Visit the Presidential Pet Museum
By: Tracy Grinnell
Read By: Pet Lovers
Politics, politics, politics! If you're like many, you've probably had it up to your ears with boring polls and conventions. Find out the real dirt on just who has been sharing the beds (or at least the foot of the beds) of some of our country's most famous presidents. This little-known info can be found on display at the Presidential Pet Museum in Lothian, Md., which is owned and operated by dog breeder Clair McLean.
McLean's Presidential Pet Museum encompasses everything from George Washington's (1789-1797) stallions and hounds and Martha Washington's parrot to Andrew Jackson's (1829-1837) pet mice. You'll even learn about Martin Van Buren's (1837-1841) two tiger cubs and Abraham Lincoln's (1861-1865) white rabbit along with Clinton's cat Socks and chocolate Labrador retriever Buddy. And that's just naming a few.
The Big Idea
McLean's family is well known for breeding bouvier des Flandres dogs since the 1940s, so it's no wonder she was chosen in 1986 to take care of and groom "Lucky" the Bouvier des Flandres, which was owned by President and Mrs. Reagan. "Because of my history in breeding bouviers," McLean says, "I was commissioned to take care of and groom Ronald and Nancy's unruly dog for about nine months. He'd been to a trainer but just couldn't be housebroken. So, he was exiled from the White House but lived happily at the Reagan's ranch home. His place at the White House food bowl was taken by a King Charles spaniel named Rex."

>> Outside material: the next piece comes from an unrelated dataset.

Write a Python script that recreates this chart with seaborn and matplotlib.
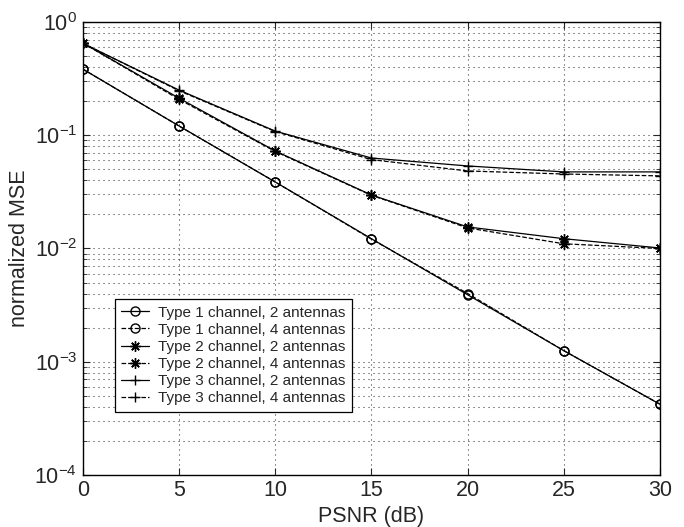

Working in the presidential arena gave McLean the idea to collect presidential pet items as a hobby. And this grew into a museum, which she opened in 1998 to house her finds. McLean had the forethought to save Lucky's clipped hair each time she groomed him, which led to the creation of one of the "highlights" of her museum. "My mother and I wondered what we could do with all the hair I'd collected," says McLean. "She decided to create a portrait of Lucky with it. It's quite special because Lucky is now deceased."
For other first pet items, McLean searched www.ebay.com, rummaged through yard sales and raised donations. "I have now amassed over 500 artifacts, items, news articles, etc., all having to do with our presidents' pets," she says.
A Growing Venture
Though her museum isn't affiliated with the U.S. government, many presidential libraries - such as JFK, Eisenhower, Carter, Ford and Nixon, have responded to her requests for memorabilia "with wonderfully gracious contributions," McLean says.
Her treasure trove of rare memorabilia keeps expanding and pet lovers of all ages will find that for hundreds of years, animals have enriched the lives of some of the most important people who've shaped our country's history.
The Presidential Pet Museum is open year-round, seven days a week and is free. Visitors are welcome to stop by or make an appointment.